Sono stato due anni negli Stati Uniti. Sono anche stato un paio di volte a Las Vegas. Per me ha avuto il sapore di un pellegrinaggio. Mi ha spesso accompagnato un’immagine un po’ comica. Io e Umberto Eco che corriamo su una Cadillac nella strip di Las Vegas. “Si regga, professore! Adesso faccio un’accelerata fino al Cesar Palace”, ed eccoci sgommare per Las Vegas come in un film di Indiana Jones – con Umberto Eco nella parte di Sean Connery. Insomma, mentre visitavo mall su mall, piscine dopo piscine, alberghi e anche un paio di spaventosi motel, mi ripetevo che un uomo di cultura non deve visitare Notre Dame o sedere a leggere un libro nella Biblioteca Palatina di Parma. No, è a Las Vegas che deve andare.
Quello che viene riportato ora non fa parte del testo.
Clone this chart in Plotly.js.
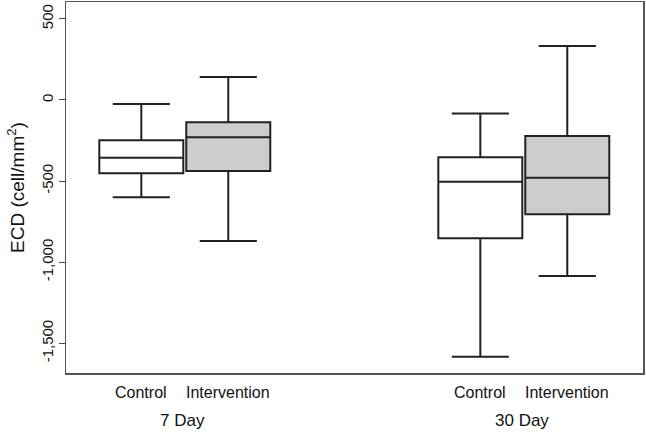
<!DOCTYPE html>
<html>
<head>
<meta charset="utf-8">
<script src="https://cdn.plot.ly/plotly-3.0.1.min.js"></script>
<style>html,body{margin:0;padding:0;background:#fff;}#chart{width:646px;height:432px;}</style>
</head>
<body>
<div id="chart"></div>
<script>
// Categories
const groups = ['7 Day', '30 Day'];
const arms = ['Control', 'Intervention'];

// Control series (per group)
const controlUpper = [-25, -84];
const controlQ3 = [-248, -353];
const controlMedian = [-356, -504];
const controlQ1 = [-452, -853];
const controlLower = [-600, -1583];

// Intervention series (per group)
const interventionUpper = [142, 333];
const interventionQ3 = [-138, -222];
const interventionMedian = [-230, -479];
const interventionQ1 = [-438, -705];
const interventionLower = [-869, -1085];

// Y tick labels
const yTickVals = [500, 0, -500, -1000, -1500];
const yTickText = ['500', '0', '-500', '-1,000', '-1,500'];

const BOXGAP = 0.487;
const BOXGROUPGAP = 0.034;
const slot = (1 - BOXGAP) / 2;

const lineCol = '#222222';
const fnt = 'Liberation Sans, Arial, sans-serif';

const traces = [
  {
    type: 'box', name: arms[0], x: groups,
    q1: controlQ1, median: controlMedian, q3: controlQ3,
    lowerfence: controlLower, upperfence: controlUpper,
    fillcolor: '#ffffff', line: {color: lineCol, width: 2},
    whiskerwidth: 0.68, boxpoints: false
  },
  {
    type: 'box', name: arms[1], x: groups,
    q1: interventionQ1, median: interventionMedian, q3: interventionQ3,
    lowerfence: interventionLower, upperfence: interventionUpper,
    fillcolor: '#cdcdcd', line: {color: lineCol, width: 2},
    whiskerwidth: 0.68, boxpoints: false
  }
];

const annotations = [];
groups.forEach((g, gi) => {
  arms.forEach((a, ai) => {
    annotations.push({
      xref: 'x', yref: 'paper', x: gi + (ai === 0 ? -slot / 2 : slot / 2), y: -0.052,
      text: a, showarrow: false, xanchor: 'center', yanchor: 'middle',
      font: {family: fnt, size: 16, color: '#111'}
    });
  });
  annotations.push({
    xref: 'x', yref: 'paper', x: gi - 0.006, y: -0.127,
    text: g, showarrow: false, xanchor: 'center', yanchor: 'middle',
    font: {family: fnt, size: 17, color: '#111'}
  });
});

const layout = {
  width: 646, height: 432,
  margin: {l: 66, r: 3, t: 2, b: 59},
  paper_bgcolor: '#ffffff', plot_bgcolor: '#ffffff',
  showlegend: false,
  boxmode: 'group', boxgap: BOXGAP, boxgroupgap: BOXGROUPGAP,
  xaxis: {
    type: 'category', range: [-0.3504, 1.3516],
    showticklabels: false, ticks: '', showgrid: false, zeroline: false,
    showline: true, linecolor: '#555', linewidth: 1.5, mirror: true
  },
  yaxis: {
    range: [-1683, 604],
    tickvals: yTickVals, ticktext: yTickText, tickangle: -90,
    ticks: 'outside', ticklen: 6, tickcolor: '#444', tickwidth: 1,
    tickfont: {family: fnt, size: 15, color: '#111'},
    showgrid: false, zeroline: false,
    showline: true, linecolor: '#555', linewidth: 1.5, mirror: true,
    title: {text: 'ECD (cell/mm<sup>2</sup>)', font: {family: fnt, size: 19, color: '#111'}, standoff: 9}
  },
  annotations: annotations
};

Plotly.newPlot('chart', traces, layout, {displayModeBar: false, staticPlot: true});
</script>
</body>
</html>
Los Angeles. Detroit. È lì che bisogna andare.

 

Quando sono rientrato in Italia avevo occhi nuovi e ho cominciato a notare con stupore un po’ di Las Vegas qua e là dappertutto. Un sacco di sale giochi dove prima non c’erano. Slot machines. A Salice al posto del B&B, un locale dove facevano piano bar e dove ho ricordi così belli che l’ho fatto diventare uno dei posti in cui si svolge la scena forse più importante del mio primo romanzo, adesso c’è un locale che si chiama Las Vegas. Sono tornato e c’era Las Vegas. Ci sono i Compro Oro. Quindi che cosa è successo? È successo che Malabaila ha compiuto un gesto restando dentro la sua età (d’accordo, non generazione, età). È stato un gesto orrendo e non l’ha cagato nessuno, ma è stato un gesto compiuto dentro la sua età, e adesso questo gesto è stato replicato ovunque. Las Vegas è la casa editrice. Las Vegas è il locale al posto del B&B. Las Vegas è le sale giochi ad ogni angolo di strada. È una situazione orribile. Però è la conseguenza naturale per chi vive in questa realtà. Una realtà dove c’è poco lavoro, dove c’è poca possibilità di realizzare le proprie aspirazioni. Una realtà che è stata dominata dalla non-etica della promessa e che è stata in gran parte un’illusione ottica. Solo che il riflettore adesso non funziona più come prima, l’immagine dell’illusione sta sbiadendo e piano piano sta venendo fuori la stanza nuda in cui le immagini erano proiettate.

 

La nostra non è una generazione e di questo ci si accorge se si prova a raccontarla. Io ci ho provato – sta per uscire una raccolta proprio sull’argomento dei bamboccioni. La cosa che subito mi è sembrata evidente è questa: se uno non ha un lavoro o ha un lavoro di merda, come fa a fare le cose? Come fa a prendersi un tè nel deserto o a fare l’impiegato di banca? Come paga l’affitto per vivere da solo? Insomma mi sono presto reso conto che, per raccontare la storia di chi riesce a fare tutto questo, è necessario raccontare… che cosa? È necessario raccontare la storia dei suoi parenti. Genitori, zie, vecchie cugine. Gente che gli passa dei soldi, gente senza la quale non potrebbe esistere come personaggio credibile nemmeno in una storia di finzione. Cazzo, figuriamoci nella realtà! Perciò tu parti per raccontare la storia del tuo eroe (d’accordo, è la storia di una persona forse un po’ mediocre, di una vittima, ma tu ci vedi del valore) e poi ti ritrovi a parlare del padre e della madre dell’eroe. Della zia dell’eroe. Della nipote ricca dell’eroe. Del coetaneo che ha trovato lavoro, ma grazie a una raccomandazione decisiva di un parente e allora va raccontata anche un po’ di storia di quest’ultimo. Ma quelli le loro rappresentazioni le hanno già avute, sono già stati protagonisti di un’altra letteratura, di un altro periodo, che cazzo ci fanno anche qui, in questa storia? Perché non se ne vanno? Cosa vogliono? Cosa cazzo vogliono?

Non c’è scampo. La storia della mia generazione è la storia di come gli appartenenti a un’altra generazione rendono possibile la sua esistenza.